— BEGIN Excerpted data —
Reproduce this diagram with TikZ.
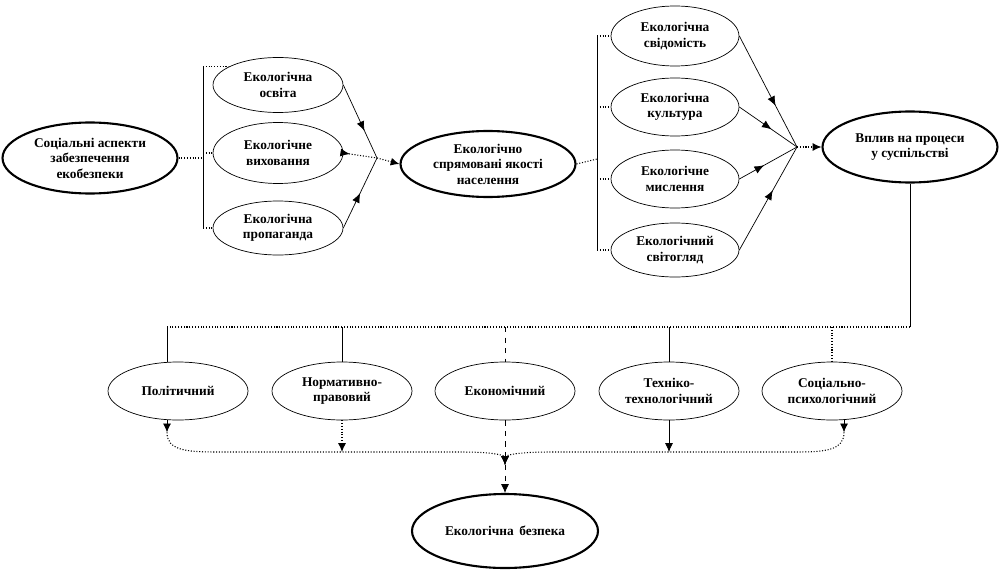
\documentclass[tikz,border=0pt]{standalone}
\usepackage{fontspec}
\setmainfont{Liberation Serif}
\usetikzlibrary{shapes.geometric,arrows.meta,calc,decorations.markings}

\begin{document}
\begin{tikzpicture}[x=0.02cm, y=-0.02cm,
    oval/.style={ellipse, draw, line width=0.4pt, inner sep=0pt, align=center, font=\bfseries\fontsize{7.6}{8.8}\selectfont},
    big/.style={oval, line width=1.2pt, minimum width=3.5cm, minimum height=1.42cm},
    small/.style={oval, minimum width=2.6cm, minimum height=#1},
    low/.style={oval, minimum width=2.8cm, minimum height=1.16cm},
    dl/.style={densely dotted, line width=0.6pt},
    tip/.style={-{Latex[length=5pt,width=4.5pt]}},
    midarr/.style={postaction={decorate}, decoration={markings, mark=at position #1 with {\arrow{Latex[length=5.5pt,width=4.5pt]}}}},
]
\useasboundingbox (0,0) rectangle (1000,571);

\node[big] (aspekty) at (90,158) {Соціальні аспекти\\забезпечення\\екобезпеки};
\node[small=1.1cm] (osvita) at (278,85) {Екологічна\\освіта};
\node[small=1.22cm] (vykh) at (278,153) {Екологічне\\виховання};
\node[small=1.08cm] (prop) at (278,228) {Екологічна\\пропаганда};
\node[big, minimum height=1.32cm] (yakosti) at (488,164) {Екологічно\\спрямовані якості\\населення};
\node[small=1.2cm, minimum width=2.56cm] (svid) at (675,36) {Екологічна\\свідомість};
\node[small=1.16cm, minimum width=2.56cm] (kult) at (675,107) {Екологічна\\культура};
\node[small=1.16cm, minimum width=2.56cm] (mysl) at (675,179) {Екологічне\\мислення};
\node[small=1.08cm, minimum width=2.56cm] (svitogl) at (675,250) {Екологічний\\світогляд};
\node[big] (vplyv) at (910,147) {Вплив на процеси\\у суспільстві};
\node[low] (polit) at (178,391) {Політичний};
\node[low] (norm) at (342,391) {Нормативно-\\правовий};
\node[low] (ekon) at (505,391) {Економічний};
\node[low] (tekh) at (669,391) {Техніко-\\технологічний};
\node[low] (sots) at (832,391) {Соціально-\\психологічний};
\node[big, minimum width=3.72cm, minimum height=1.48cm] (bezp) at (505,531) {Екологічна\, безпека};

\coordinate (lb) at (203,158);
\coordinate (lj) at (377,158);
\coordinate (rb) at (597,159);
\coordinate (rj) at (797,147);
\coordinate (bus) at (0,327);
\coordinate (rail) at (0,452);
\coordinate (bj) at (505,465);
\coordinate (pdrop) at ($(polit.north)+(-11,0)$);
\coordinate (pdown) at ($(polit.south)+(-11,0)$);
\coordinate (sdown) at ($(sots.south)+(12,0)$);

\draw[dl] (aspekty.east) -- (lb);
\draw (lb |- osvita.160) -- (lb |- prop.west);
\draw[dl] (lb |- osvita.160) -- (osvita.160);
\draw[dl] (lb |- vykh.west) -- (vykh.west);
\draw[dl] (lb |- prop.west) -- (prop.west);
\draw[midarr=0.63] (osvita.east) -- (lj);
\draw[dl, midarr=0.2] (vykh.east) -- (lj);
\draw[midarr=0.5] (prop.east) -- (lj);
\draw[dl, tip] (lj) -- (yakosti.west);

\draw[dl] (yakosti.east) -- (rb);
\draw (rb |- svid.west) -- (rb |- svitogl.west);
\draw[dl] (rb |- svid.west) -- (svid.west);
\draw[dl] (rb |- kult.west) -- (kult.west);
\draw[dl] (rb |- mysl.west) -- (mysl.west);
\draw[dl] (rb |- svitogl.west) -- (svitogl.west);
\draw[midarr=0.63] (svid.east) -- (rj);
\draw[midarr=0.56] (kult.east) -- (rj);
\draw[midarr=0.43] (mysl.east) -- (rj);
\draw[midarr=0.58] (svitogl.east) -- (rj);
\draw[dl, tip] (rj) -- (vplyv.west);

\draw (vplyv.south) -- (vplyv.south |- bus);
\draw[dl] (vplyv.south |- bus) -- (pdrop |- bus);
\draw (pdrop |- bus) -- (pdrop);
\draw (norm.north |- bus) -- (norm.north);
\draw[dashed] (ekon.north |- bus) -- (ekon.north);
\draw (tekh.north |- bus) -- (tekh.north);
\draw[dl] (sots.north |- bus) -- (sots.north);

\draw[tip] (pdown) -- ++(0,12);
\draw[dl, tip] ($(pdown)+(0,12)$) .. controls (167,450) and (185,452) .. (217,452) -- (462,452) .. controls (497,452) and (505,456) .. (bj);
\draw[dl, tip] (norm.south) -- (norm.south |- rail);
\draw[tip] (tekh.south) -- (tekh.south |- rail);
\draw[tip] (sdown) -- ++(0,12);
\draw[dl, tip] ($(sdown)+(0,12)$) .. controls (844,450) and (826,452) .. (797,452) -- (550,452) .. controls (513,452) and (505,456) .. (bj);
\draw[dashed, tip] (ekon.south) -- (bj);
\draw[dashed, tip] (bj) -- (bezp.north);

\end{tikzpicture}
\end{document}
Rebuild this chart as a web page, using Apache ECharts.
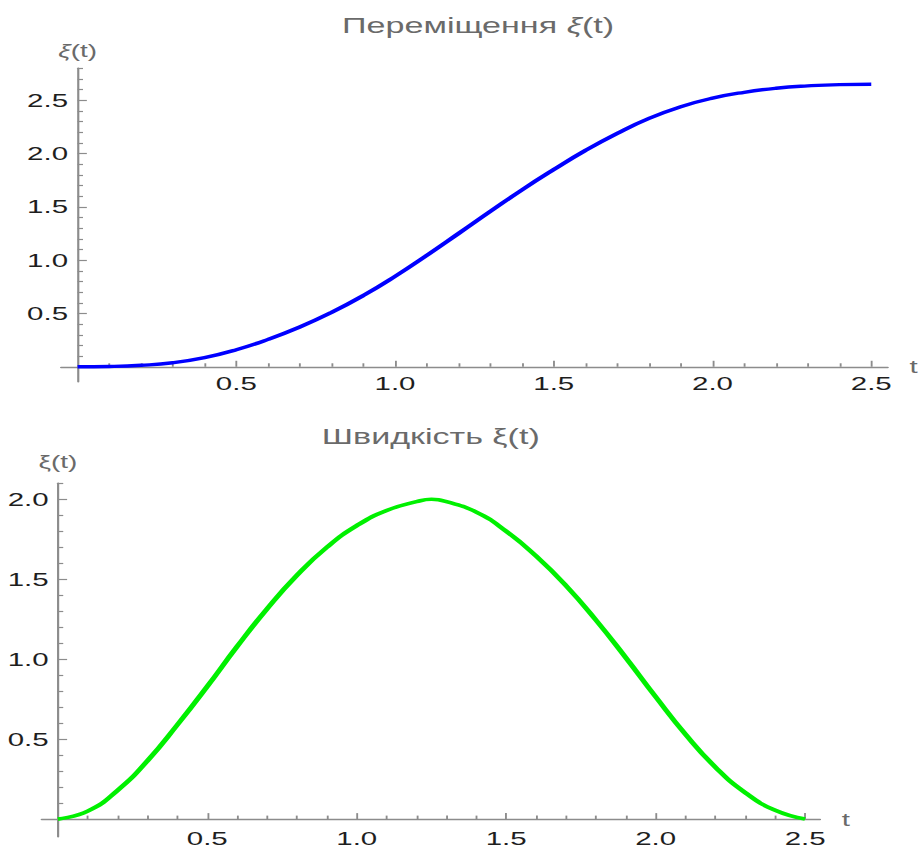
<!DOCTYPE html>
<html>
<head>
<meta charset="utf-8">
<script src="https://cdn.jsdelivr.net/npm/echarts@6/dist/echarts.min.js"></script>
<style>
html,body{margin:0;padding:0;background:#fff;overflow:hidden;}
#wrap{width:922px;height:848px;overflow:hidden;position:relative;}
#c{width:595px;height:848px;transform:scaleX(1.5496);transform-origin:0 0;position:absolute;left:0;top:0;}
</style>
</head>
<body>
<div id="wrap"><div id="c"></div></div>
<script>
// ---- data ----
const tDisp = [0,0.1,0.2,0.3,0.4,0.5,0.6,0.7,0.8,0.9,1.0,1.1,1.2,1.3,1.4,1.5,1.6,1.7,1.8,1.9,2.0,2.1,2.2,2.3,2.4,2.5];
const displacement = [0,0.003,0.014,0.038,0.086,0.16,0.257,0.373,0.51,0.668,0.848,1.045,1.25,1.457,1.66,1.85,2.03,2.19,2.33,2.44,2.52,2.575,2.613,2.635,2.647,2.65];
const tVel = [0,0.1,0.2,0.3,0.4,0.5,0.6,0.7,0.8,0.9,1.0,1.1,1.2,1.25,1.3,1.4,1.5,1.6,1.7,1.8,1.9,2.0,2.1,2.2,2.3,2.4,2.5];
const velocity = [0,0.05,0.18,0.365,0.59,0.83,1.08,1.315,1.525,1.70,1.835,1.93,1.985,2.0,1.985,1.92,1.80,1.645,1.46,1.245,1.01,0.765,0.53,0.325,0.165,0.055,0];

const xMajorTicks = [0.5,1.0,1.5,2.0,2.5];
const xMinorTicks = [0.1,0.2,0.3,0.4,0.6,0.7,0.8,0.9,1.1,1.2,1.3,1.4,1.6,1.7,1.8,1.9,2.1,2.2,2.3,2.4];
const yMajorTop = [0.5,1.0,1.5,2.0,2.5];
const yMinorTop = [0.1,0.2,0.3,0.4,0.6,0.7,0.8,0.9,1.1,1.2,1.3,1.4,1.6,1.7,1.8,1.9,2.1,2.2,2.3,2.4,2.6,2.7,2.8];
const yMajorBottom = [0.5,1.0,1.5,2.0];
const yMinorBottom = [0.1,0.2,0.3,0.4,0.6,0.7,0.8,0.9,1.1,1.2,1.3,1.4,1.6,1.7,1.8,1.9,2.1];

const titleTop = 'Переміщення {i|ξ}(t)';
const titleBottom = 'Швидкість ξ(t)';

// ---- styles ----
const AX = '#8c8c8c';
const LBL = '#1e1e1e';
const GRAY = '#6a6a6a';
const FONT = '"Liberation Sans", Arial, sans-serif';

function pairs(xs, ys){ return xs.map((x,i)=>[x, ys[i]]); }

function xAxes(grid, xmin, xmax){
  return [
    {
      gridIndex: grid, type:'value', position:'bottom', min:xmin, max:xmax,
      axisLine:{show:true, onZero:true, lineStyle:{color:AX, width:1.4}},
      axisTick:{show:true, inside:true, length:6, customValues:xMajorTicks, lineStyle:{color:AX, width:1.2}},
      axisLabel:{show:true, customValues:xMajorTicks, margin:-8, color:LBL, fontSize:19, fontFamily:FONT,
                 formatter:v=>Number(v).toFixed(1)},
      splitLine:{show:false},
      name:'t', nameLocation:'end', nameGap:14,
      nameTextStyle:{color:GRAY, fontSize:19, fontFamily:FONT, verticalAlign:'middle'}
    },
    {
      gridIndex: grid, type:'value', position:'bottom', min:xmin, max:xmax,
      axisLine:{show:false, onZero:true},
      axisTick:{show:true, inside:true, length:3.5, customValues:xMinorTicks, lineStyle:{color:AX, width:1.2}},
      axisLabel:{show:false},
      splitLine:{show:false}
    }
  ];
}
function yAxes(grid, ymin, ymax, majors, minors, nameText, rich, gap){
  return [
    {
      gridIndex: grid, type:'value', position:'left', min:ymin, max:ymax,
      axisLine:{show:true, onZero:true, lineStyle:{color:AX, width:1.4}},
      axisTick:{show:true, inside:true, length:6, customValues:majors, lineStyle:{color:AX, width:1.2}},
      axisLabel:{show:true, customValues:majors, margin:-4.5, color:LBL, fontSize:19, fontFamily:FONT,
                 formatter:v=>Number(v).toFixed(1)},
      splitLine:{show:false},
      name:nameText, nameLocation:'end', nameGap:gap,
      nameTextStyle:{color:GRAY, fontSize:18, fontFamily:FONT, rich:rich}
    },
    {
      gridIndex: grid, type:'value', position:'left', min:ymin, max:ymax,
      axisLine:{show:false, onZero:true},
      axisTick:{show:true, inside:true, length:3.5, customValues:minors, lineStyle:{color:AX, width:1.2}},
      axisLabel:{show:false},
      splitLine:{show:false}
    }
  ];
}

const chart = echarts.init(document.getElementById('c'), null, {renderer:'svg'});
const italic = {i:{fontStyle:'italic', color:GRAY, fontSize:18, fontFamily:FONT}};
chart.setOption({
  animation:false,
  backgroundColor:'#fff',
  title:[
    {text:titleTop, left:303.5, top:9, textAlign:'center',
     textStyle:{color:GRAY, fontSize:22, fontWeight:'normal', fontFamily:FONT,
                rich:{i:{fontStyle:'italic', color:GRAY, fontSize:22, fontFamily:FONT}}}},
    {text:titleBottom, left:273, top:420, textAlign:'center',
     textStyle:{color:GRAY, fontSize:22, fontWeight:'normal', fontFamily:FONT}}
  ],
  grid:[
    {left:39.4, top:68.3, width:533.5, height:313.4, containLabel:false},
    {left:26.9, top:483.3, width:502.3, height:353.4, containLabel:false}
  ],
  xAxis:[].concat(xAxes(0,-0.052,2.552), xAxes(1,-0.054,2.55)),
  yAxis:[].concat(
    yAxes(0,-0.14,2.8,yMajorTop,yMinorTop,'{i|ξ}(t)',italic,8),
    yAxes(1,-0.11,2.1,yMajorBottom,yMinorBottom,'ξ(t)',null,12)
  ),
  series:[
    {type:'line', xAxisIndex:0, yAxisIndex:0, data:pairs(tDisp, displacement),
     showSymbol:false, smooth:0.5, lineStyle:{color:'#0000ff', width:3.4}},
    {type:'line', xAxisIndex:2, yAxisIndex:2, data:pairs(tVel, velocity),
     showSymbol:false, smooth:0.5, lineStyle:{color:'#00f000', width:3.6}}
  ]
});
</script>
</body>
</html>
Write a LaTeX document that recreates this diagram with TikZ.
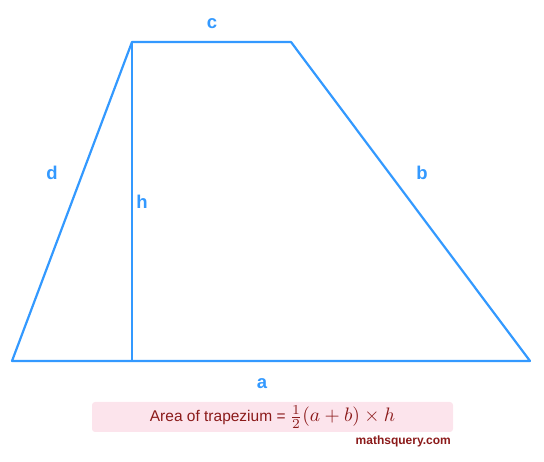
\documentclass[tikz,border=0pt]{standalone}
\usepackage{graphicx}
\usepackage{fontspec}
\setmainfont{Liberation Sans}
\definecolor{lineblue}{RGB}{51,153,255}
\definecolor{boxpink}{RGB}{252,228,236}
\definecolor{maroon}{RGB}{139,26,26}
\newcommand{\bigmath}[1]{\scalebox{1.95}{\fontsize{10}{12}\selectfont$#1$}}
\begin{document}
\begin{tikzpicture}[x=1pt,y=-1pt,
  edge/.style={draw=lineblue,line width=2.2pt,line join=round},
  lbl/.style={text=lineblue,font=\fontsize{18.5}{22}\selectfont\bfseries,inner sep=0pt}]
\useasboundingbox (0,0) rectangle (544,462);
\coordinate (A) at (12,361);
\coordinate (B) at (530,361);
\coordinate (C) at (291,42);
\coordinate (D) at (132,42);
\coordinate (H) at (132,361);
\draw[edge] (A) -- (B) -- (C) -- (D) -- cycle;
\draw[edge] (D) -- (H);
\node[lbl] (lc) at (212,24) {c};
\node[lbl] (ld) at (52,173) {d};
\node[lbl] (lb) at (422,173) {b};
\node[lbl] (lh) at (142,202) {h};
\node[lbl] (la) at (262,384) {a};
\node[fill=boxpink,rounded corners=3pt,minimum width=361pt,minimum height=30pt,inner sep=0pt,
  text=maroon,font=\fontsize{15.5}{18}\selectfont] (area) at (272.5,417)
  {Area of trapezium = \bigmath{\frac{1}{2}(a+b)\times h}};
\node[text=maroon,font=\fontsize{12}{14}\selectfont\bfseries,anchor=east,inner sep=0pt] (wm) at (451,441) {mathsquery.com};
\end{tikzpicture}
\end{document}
— END Excerpted data —
Leave the pictures out and repeat exactly the lines from the beginning of the records to the line bearing "(0,0) rectangle (1000,571);", both ends counted.

Reproduce this diagram with TikZ.
\documentclass[tikz,border=0pt]{standalone}
\usepackage{fontspec}
\setmainfont{Liberation Serif}
\usetikzlibrary{shapes.geometric,arrows.meta,calc,decorations.markings}

\begin{document}
\begin{tikzpicture}[x=0.02cm, y=-0.02cm,
    oval/.style={ellipse, draw, line width=0.4pt, inner sep=0pt, align=center, font=\bfseries\fontsize{7.6}{8.8}\selectfont},
    big/.style={oval, line width=1.2pt, minimum width=3.5cm, minimum height=1.42cm},
    small/.style={oval, minimum width=2.6cm, minimum height=#1},
    low/.style={oval, minimum width=2.8cm, minimum height=1.16cm},
    dl/.style={densely dotted, line width=0.6pt},
    tip/.style={-{Latex[length=5pt,width=4.5pt]}},
    midarr/.style={postaction={decorate}, decoration={markings, mark=at position #1 with {\arrow{Latex[length=5.5pt,width=4.5pt]}}}},
]
\useasboundingbox (0,0) rectangle (1000,571);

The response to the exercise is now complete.